Directions
In this exercise, return the whole listing exactly, excluding any images.

— START —

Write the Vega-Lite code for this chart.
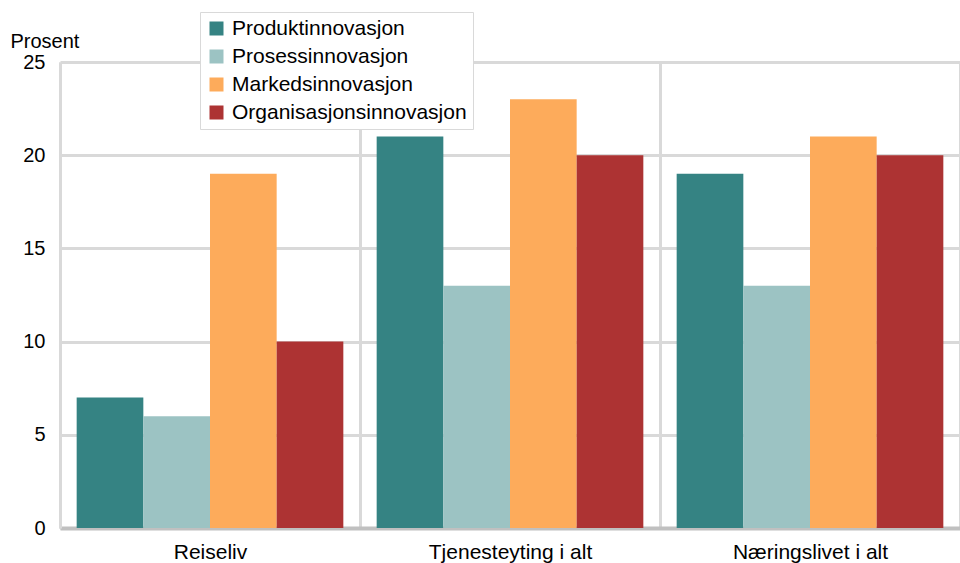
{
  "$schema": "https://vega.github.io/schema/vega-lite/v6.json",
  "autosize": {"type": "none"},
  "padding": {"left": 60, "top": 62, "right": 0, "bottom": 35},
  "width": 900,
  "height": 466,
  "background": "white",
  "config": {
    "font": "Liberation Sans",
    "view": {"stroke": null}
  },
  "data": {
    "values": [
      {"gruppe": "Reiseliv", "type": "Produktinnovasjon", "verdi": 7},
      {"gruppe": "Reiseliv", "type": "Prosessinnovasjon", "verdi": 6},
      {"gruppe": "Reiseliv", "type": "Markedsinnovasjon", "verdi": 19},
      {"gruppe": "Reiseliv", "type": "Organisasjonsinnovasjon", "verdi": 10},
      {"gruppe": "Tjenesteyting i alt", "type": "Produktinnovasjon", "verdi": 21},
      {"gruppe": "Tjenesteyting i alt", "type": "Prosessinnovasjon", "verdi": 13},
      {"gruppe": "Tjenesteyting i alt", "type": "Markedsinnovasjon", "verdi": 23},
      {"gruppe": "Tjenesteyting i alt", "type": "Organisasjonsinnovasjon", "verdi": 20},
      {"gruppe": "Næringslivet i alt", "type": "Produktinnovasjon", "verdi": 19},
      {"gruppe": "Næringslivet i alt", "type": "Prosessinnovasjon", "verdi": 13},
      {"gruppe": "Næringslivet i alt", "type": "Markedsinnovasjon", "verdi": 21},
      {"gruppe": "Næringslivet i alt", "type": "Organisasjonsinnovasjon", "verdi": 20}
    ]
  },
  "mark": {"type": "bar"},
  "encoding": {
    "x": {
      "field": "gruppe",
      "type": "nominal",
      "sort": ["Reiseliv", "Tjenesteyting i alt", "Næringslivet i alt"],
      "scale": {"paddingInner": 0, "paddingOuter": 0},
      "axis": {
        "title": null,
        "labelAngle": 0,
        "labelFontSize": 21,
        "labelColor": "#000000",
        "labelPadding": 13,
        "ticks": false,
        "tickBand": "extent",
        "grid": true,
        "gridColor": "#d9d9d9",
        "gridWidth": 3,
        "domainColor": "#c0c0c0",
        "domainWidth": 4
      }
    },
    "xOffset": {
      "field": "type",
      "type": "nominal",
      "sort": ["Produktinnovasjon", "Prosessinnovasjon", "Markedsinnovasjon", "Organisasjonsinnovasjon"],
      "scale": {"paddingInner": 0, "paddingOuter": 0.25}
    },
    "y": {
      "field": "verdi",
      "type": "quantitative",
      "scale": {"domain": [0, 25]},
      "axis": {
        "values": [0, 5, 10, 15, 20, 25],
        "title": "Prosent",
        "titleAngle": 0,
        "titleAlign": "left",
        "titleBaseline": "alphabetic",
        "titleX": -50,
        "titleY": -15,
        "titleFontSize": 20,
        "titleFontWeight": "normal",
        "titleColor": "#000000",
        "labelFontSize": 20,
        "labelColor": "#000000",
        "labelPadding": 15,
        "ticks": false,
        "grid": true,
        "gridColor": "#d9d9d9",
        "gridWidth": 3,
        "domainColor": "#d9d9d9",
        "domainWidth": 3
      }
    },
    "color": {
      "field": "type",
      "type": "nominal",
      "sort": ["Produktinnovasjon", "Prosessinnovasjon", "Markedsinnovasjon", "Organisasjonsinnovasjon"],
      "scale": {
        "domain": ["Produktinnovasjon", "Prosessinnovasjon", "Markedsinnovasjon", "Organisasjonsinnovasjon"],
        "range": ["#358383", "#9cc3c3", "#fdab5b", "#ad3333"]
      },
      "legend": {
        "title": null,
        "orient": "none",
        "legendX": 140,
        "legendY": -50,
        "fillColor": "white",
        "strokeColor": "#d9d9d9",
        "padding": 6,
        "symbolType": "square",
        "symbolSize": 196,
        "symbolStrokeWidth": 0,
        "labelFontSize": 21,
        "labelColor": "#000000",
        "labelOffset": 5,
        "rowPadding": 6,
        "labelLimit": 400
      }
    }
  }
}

— END —

Task result
Write the Vega-Lite code for this chart.
{
  "$schema": "https://vega.github.io/schema/vega-lite/v6.json",
  "autosize": {"type": "none"},
  "padding": {"left": 60, "top": 62, "right": 0, "bottom": 35},
  "width": 900,
  "height": 466,
  "background": "white",
  "config": {
    "font": "Liberation Sans",
    "view": {"stroke": null}
  },
  "data": {
    "values": [
      {"gruppe": "Reiseliv", "type": "Produktinnovasjon", "verdi": 7},
      {"gruppe": "Reiseliv", "type": "Prosessinnovasjon", "verdi": 6},
      {"gruppe": "Reiseliv", "type": "Markedsinnovasjon", "verdi": 19},
      {"gruppe": "Reiseliv", "type": "Organisasjonsinnovasjon", "verdi": 10},
      {"gruppe": "Tjenesteyting i alt", "type": "Produktinnovasjon", "verdi": 21},
      {"gruppe": "Tjenesteyting i alt", "type": "Prosessinnovasjon", "verdi": 13},
      {"gruppe": "Tjenesteyting i alt", "type": "Markedsinnovasjon", "verdi": 23},
      {"gruppe": "Tjenesteyting i alt", "type": "Organisasjonsinnovasjon", "verdi": 20},
      {"gruppe": "Næringslivet i alt", "type": "Produktinnovasjon", "verdi": 19},
      {"gruppe": "Næringslivet i alt", "type": "Prosessinnovasjon", "verdi": 13},
      {"gruppe": "Næringslivet i alt", "type": "Markedsinnovasjon", "verdi": 21},
      {"gruppe": "Næringslivet i alt", "type": "Organisasjonsinnovasjon", "verdi": 20}
    ]
  },
  "mark": {"type": "bar"},
  "encoding": {
    "x": {
      "field": "gruppe",
      "type": "nominal",
      "sort": ["Reiseliv", "Tjenesteyting i alt", "Næringslivet i alt"],
      "scale": {"paddingInner": 0, "paddingOuter": 0},
      "axis": {
        "title": null,
        "labelAngle": 0,
        "labelFontSize": 21,
        "labelColor": "#000000",
        "labelPadding": 13,
        "ticks": false,
        "tickBand": "extent",
        "grid": true,
        "gridColor": "#d9d9d9",
        "gridWidth": 3,
        "domainColor": "#c0c0c0",
        "domainWidth": 4
      }
    },
    "xOffset": {
      "field": "type",
      "type": "nominal",
      "sort": ["Produktinnovasjon", "Prosessinnovasjon", "Markedsinnovasjon", "Organisasjonsinnovasjon"],
      "scale": {"paddingInner": 0, "paddingOuter": 0.25}
    },
    "y": {
      "field": "verdi",
      "type": "quantitative",
      "scale": {"domain": [0, 25]},
      "axis": {
        "values": [0, 5, 10, 15, 20, 25],
        "title": "Prosent",
        "titleAngle": 0,
        "titleAlign": "left",
        "titleBaseline": "alphabetic",
        "titleX": -50,
        "titleY": -15,
        "titleFontSize": 20,
        "titleFontWeight": "normal",
        "titleColor": "#000000",
        "labelFontSize": 20,
        "labelColor": "#000000",
        "labelPadding": 15,
        "ticks": false,
        "grid": true,
        "gridColor": "#d9d9d9",
        "gridWidth": 3,
        "domainColor": "#d9d9d9",
        "domainWidth": 3
      }
    },
    "color": {
      "field": "type",
      "type": "nominal",
      "sort": ["Produktinnovasjon", "Prosessinnovasjon", "Markedsinnovasjon", "Organisasjonsinnovasjon"],
      "scale": {
        "domain": ["Produktinnovasjon", "Prosessinnovasjon", "Markedsinnovasjon", "Organisasjonsinnovasjon"],
        "range": ["#358383", "#9cc3c3", "#fdab5b", "#ad3333"]
      },
      "legend": {
        "title": null,
        "orient": "none",
        "legendX": 140,
        "legendY": -50,
        "fillColor": "white",
        "strokeColor": "#d9d9d9",
        "padding": 6,
        "symbolType": "square",
        "symbolSize": 196,
        "symbolStrokeWidth": 0,
        "labelFontSize": 21,
        "labelColor": "#000000",
        "labelOffset": 5,
        "rowPadding": 6,
        "labelLimit": 400
      }
    }
  }
}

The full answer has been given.